Every traveler of any distinction, who has published an account of his explorations, whatsoever part of the world he has examined, mentions more or fewer cases under either one or several of these various heads, and so familiar to us all have the more conspicuous of them become that to repeat them here would be quite superfluous. My own studies have been limited to the Africans, far less so to the Chinese and Japanese, while to many tribes of our North American Indians I have devoted no little attention, the opportunities having been afforded by a life among them extending over a period of more than ten years.
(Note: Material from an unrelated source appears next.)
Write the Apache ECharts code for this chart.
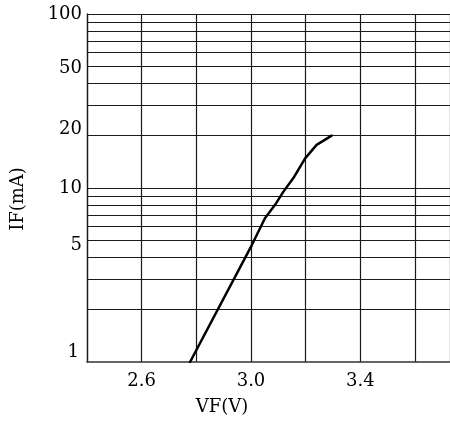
<!DOCTYPE html>
<html>
<head>
<meta charset="utf-8">
<script src="https://cdn.jsdelivr.net/npm/echarts@6/dist/echarts.min.js"></script>
<style>html,body{margin:0;padding:0;background:#fff;}#c{width:450px;height:423px;}</style>
</head>
<body>
<div id="c"></div>
<script>
// Data
var vfValues = [2.777, 3.003, 3.051, 3.088, 3.118, 3.155, 3.198, 3.240, 3.295];
var ifValues = [1.0, 4.7, 6.7, 8.0, 9.5, 11.4, 14.8, 17.7, 20.0];
var yGridValues = [2, 3, 4, 5, 6, 7, 8, 9, 10, 20, 30, 40, 50, 60, 70, 80, 90, 100];
var yTickLabels = [1, 5, 10, 20, 50, 100];
var xTickLabels = [2.6, 3.0, 3.4];

var FONT = '"DejaVu Serif", "Liberation Serif", serif';
var chart = echarts.init(document.getElementById('c'));
var pts = vfValues.map(function (v, i) { return [v, ifValues[i]]; });

chart.setOption({
  animation: false,
  backgroundColor: '#fff',
  grid: { left: 87, top: 14, right: 0, bottom: 61 },
  xAxis: {
    type: 'value', min: 2.4, max: 3.728, interval: 0.2,
    name: 'VF(V)', nameLocation: 'middle', nameGap: 36,
    nameTextStyle: { fontFamily: FONT, fontSize: 18, color: '#000', padding: [0, 93, 0, 0] },
    axisLine: { show: true, lineStyle: { color: '#333', width: 1.5 } },
    axisTick: { show: false },
    axisLabel: {
      customValues: xTickLabels, margin: 10,
      fontFamily: FONT, fontSize: 18, color: '#000',
      formatter: function (v) { return v.toFixed(1); }
    },
    splitLine: { show: true, lineStyle: { color: '#1a1a1a', width: 1.2 } }
  },
  yAxis: {
    type: 'log', logBase: 10, min: 1, max: 100,
    name: 'IF(mA)', nameLocation: 'middle', nameGap: 60,
    nameTextStyle: { fontFamily: FONT, fontSize: 18, color: '#000', padding: [0, 22, 0, 0] },
    axisLine: { show: true, lineStyle: { color: '#1a1a1a', width: 1.3 } },
    axisTick: { show: false },
    splitLine: { show: false },
    axisLabel: {
      customValues: yTickLabels, margin: 5,
      fontFamily: FONT, fontSize: 18, color: '#000',
      formatter: function (v) {
        var s = String(Math.round(v));
        if (s === '1') return '{up|1}';
        if (s === '20') return '{up2|20}';
        if (s === '5') return '{dn|5}';
        if (s === '50') return '{dn2|50}';
        return s;
      },
      rich: {
        up: { fontFamily: FONT, fontSize: 18, color: '#000', padding: [0, 3, 20, 0] },
        up2: { fontFamily: FONT, fontSize: 18, color: '#000', padding: [0, 0, 12, 0] },
        dn: { fontFamily: FONT, fontSize: 18, color: '#000', padding: [10, 0, 0, 0] },
        dn2: { fontFamily: FONT, fontSize: 18, color: '#000', padding: [4, 0, 0, 0] }
      }
    }
  },
  series: [{
    type: 'line',
    data: pts,
    showSymbol: false,
    smooth: false,
    lineStyle: { color: '#000', width: 2.5, join: 'round', cap: 'round' },
    markLine: {
      silent: true, symbol: 'none', animation: false,
      label: { show: false },
      lineStyle: { color: '#1a1a1a', width: 1.2, type: 'solid' },
      data: yGridValues.map(function (v) { return { yAxis: v }; })
    },
    z: 5
  }]
});
</script>
</body>
</html>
Now as interesting and important as such a study is among our northern tribes of Indians, it can hardly be compared in either of these particulars, with similar investigations undertaken among those races of Indians found south of the 37th parallel, and west of the Rocky Mountains. Here we meet with the Navajos, the Apaches, the Mojaves, as representative field Indians; and the Zunians, the Lagunas, the Moquis, and various other remnants of nations, as the most interesting examples of the sedentary or Pueblo tribes. Among all or any of these we find much applying to which your attention has been invited in the foregoing paragraphs. In some directions they have been slightly influenced by the steady advance of our civilization, but this applies, in so far as it concerns us here, more especially to the opportunities it has offered for the there-considered beautiful women to adorn themselves in the matter of dress and trinkets. As a study, let us select as our first example a woman from among the Navajos, and one considered by them to be a type of beauty, in their estimation. I have chosen Anserino, the wife of Pedro, the ironsmith, who, by the way, is deemed a handsome man by those people Both these Indians the writer knew personally for several years, and judging from what other men of the tribe have said, Anserino has the reputation of being a pretty woman among them.